Mideast bypassing West in peace quest
So the region's powers U.S. allies Jordan, Israel and Saudi Arabia, and its foes Syria and Iran are engaging in new diplomatic efforts, largely aimed at preventing Iraq's fighting from causing broader turmoil.
While in some cases the talks are only tangentially about Iraq, this high-level dialogue appears to reflect a new reality: With U.S. prestige crippled by the war, regional actors are bypassing the West to forge partnerships and find solutions on their own.
Thursday, Jordan's King Abdullah II, who has recently been more vocal about restarting Arab-Israeli negotiations, invited Palestinian rivals Hamas and Fatah, locked in deadly street battles this past week, to hash out their differences in Jordan today.
In Beirut, Arab League negotiator Amr Moussa seems to be making some progress at ending the political crisis between the country's ruling coalition and the Shiite militant party Hezbollah.
But in all cases, Iraq is the volatile backdrop, specifically its potential to become a proxy arena for the region's problems.
A good example is Israel. Watching the unfolding tragedy in Iraq and with its own war this summer against the Shiite militants of Hezbollah in mind, it's reaching out to the Jordanians, the Saudis and the Lebanese to find solutions to its own security problems.
"In the late 1990s, Israel's worldview was that 'we are the military superpower in the region, and we are very closely allied with the world's only superpower. So we have very little to worry about,"' says Gidi Grinstein, a former peace negotiator for the Israeli government and now president of the Reut Institute, a Tel Aviv think tank.

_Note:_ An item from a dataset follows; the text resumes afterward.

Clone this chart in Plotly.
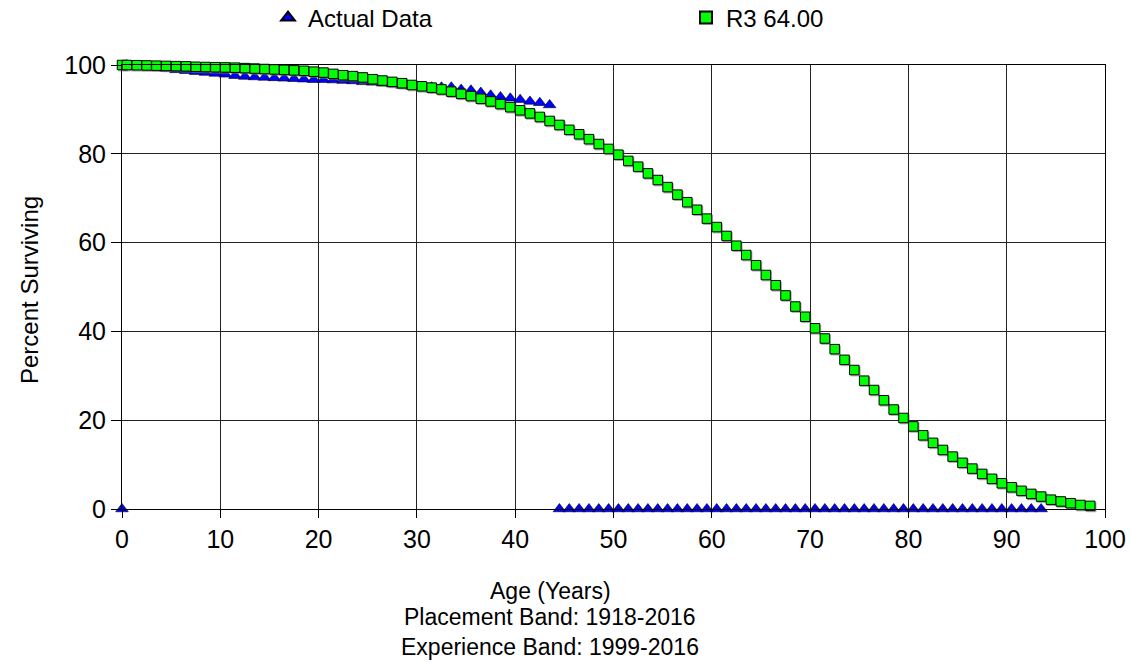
import plotly.graph_objects as go

# ---------------- data ----------------
actual_ages = [0, 0.5, 1.5, 2.5, 3.5, 4.5, 5.5, 6.5, 7.5, 8.5, 9.5, 10.5, 11.5, 12.5, 13.5, 14.5,
               15.5, 16.5, 17.5, 18.5, 19.5, 20.5, 21.5, 22.5, 23.5, 24.5, 25.5, 26.5, 27.5, 28.5,
               29.5, 30.5, 31.5, 32.5, 33.5, 34.5, 35.5, 36.5, 37.5, 38.5, 39.5, 40.5, 41.5, 42.5,
               43.5, 44.5, 45.5, 46.5, 47.5, 48.5, 49.5, 50.5, 51.5, 52.5, 53.5, 54.5, 55.5, 56.5,
               57.5, 58.5, 59.5, 60.5, 61.5, 62.5, 63.5, 64.5, 65.5, 66.5, 67.5, 68.5, 69.5, 70.5,
               71.5, 72.5, 73.5, 74.5, 75.5, 76.5, 77.5, 78.5, 79.5, 80.5, 81.5, 82.5, 83.5, 84.5,
               85.5, 86.5, 87.5, 88.5, 89.5, 90.5, 91.5, 92.5, 93.5]
actual_pct = [0, 100.0, 99.9, 99.7, 99.5, 99.2, 98.9, 98.7, 98.5, 98.3, 98.1, 97.9, 97.6, 97.4,
              97.3, 97.2, 97.1, 97.0, 96.9, 96.8, 96.7, 96.7, 96.6, 96.5, 96.4, 96.2, 96.1, 95.9,
              95.7, 95.4, 95.2, 95.1, 95.0, 95.0, 95.0, 94.5, 94.3, 93.8, 93.2, 92.8, 92.5, 92.2,
              91.8, 91.5, 91.0,
              0, 0, 0, 0, 0, 0, 0, 0, 0, 0, 0, 0, 0, 0, 0, 0, 0, 0, 0, 0, 0, 0, 0, 0, 0,
              0, 0, 0, 0, 0, 0, 0, 0, 0, 0, 0, 0, 0, 0, 0, 0, 0, 0, 0, 0, 0, 0, 0, 0, 0]

curve_ages = [0, 0.5, 1.5, 2.5, 3.5, 4.5, 5.5, 6.5, 7.5, 8.5, 9.5, 10.5, 11.5, 12.5, 13.5, 14.5,
              15.5, 16.5, 17.5, 18.5, 19.5, 20.5, 21.5, 22.5, 23.5, 24.5, 25.5, 26.5, 27.5, 28.5,
              29.5, 30.5, 31.5, 32.5, 33.5, 34.5, 35.5, 36.5, 37.5, 38.5, 39.5, 40.5, 41.5, 42.5,
              43.5, 44.5, 45.5, 46.5, 47.5, 48.5, 49.5, 50.5, 51.5, 52.5, 53.5, 54.5, 55.5, 56.5,
              57.5, 58.5, 59.5, 60.5, 61.5, 62.5, 63.5, 64.5, 65.5, 66.5, 67.5, 68.5, 69.5, 70.5,
              71.5, 72.5, 73.5, 74.5, 75.5, 76.5, 77.5, 78.5, 79.5, 80.5, 81.5, 82.5, 83.5, 84.5,
              85.5, 86.5, 87.5, 88.5, 89.5, 90.5, 91.5, 92.5, 93.5, 94.5, 95.5, 96.5, 97.5, 98.5]
curve_pct = [100.0, 100.0, 99.95, 99.9, 99.85, 99.8, 99.75, 99.7, 99.6, 99.55, 99.5, 99.45, 99.4,
             99.3, 99.2, 99.1, 99.0, 98.9, 98.8, 98.7, 98.5, 98.3, 98.0, 97.7, 97.5, 97.2, 96.8,
             96.5, 96.2, 95.9, 95.5, 95.2, 94.9, 94.5, 94.0, 93.5, 93.0, 92.4, 91.8, 91.2, 90.5,
             89.8, 89.1, 88.3, 87.4, 86.5, 85.4, 84.4, 83.3, 82.2, 81.1, 79.8, 78.4, 77.1, 75.6,
             74.1, 72.5, 70.8, 69.1, 67.4, 65.4, 63.5, 61.5, 59.3, 57.2, 54.9, 52.7, 50.4, 48.1,
             45.6, 43.3, 40.7, 38.4, 36.0, 33.6, 31.3, 28.9, 26.8, 24.5, 22.4, 20.5, 18.6, 16.6,
             14.9, 13.3, 11.8, 10.4, 9.1, 7.9, 6.8, 5.8, 4.9, 4.1, 3.4, 2.8, 2.1, 1.7, 1.3, 0.9, 0.7]

x_ticks = [0, 10, 20, 30, 40, 50, 60, 70, 80, 90, 100]
y_ticks = [0, 20, 40, 60, 80, 100]
series_names = ["Actual Data", "R3 64.00"]
x_title_lines = ["Age (Years)", "Placement Band: 1918-2016", "Experience Band: 1999-2016"]
y_title = "Percent Surviving"

FONT = "Liberation Sans, Arial, sans-serif"

fig = go.Figure()

fig.add_trace(go.Scatter(
    x=actual_ages, y=actual_pct, mode="markers", name=series_names[0],
    marker=dict(symbol="triangle-up", size=11, color="#0000FF",
                line=dict(color="#000000", width=0.6)),
    cliponaxis=False,
))

# subtle drop shadow under the squares
fig.add_trace(go.Scatter(
    x=[a + 0.12 for a in curve_ages], y=[v - 0.3 for v in curve_pct], mode="markers",
    showlegend=False, hoverinfo="skip",
    marker=dict(symbol="square", size=10, color="rgba(110,110,110,0.6)", line=dict(width=0)),
    cliponaxis=False,
))

fig.add_trace(go.Scatter(
    x=curve_ages, y=curve_pct, mode="markers", name=series_names[1],
    marker=dict(symbol="square", size=9.5, color="#00FF00",
                line=dict(color="#000000", width=1)),
    cliponaxis=False,
))

L, R, T, B = 122, 25, 65, 160
W = 1130 - L - R
H = 669 - T - B

fig.update_layout(
    width=1130, height=669,
    margin=dict(l=L, r=R, t=T, b=B, autoexpand=False),
    paper_bgcolor="white", plot_bgcolor="white",
    font=dict(family=FONT, size=23, color="#000000"),
    showlegend=True,
    legend=dict(orientation="h", x=(268 - L) / W, xanchor="left", y=(509 - 18) / H, yanchor="middle",
                font=dict(size=24), entrywidth=373, entrywidthmode="pixels",
                bgcolor="rgba(0,0,0,0)", itemsizing="constant"),
    xaxis=dict(range=[0, 100], tickvals=x_ticks, showgrid=True, gridcolor="#222222", gridwidth=1,
               zeroline=False, showline=True, linecolor="#000000", linewidth=1, mirror=True,
               ticks="outside", ticklen=8, tickcolor="#000000", tickfont=dict(size=25)),
    yaxis=dict(range=[0, 100], tickvals=y_ticks, showgrid=True, gridcolor="#222222", gridwidth=1,
               zeroline=False, showline=True, linecolor="#000000", linewidth=1, mirror=True,
               ticks="outside", ticklen=10, tickcolor="#000000", tickfont=dict(size=25)),
)

# y-axis title
fig.add_annotation(text=y_title, xref="paper", yref="paper",
                   x=(29 - L) / W, y=(509 - 290) / H, textangle=-90,
                   xanchor="center", yanchor="middle", showarrow=False,
                   font=dict(size=24, family=FONT))

# x-axis title lines
for line_text, ypx in zip(x_title_lines, [591, 617, 647]):
    fig.add_annotation(text=line_text, xref="paper", yref="paper",
                       x=(550 - L) / W, y=(509 - ypx) / H,
                       xanchor="center", yanchor="middle", showarrow=False,
                       font=dict(size=23, family=FONT))

fig.write_html("out.html")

Now, he says, "you have America in a situation of very serious overstretch, unable to get a decisive victory across the region ... we have to look for new partners, alliances and means of cooperation."
Before Sunday's meeting between Fatah and Hamas was announced, Israeli Prime Minister Ehud Olmert flew to Jordan Tuesday to talk with Abdullah about reviving failed peace talks with the Palestinians.
Diplomatic activity is also swirling in Lebanon, where a domestic squabble over the country's sectarian power-sharing arrangement, also draws together the competing interests of the Sunni Arab powers of the region on the one side, and Shiite Iran on the other.
Arab League Secretary General Amr Moussa, a former Egyptian foreign minister, returned to Beirut Wednesday, where he met with an Iranian official and Lebanese leaders from the ruling party and Hezbollah, before traveling to Damascus to meet with that country's president, Bashar Assad.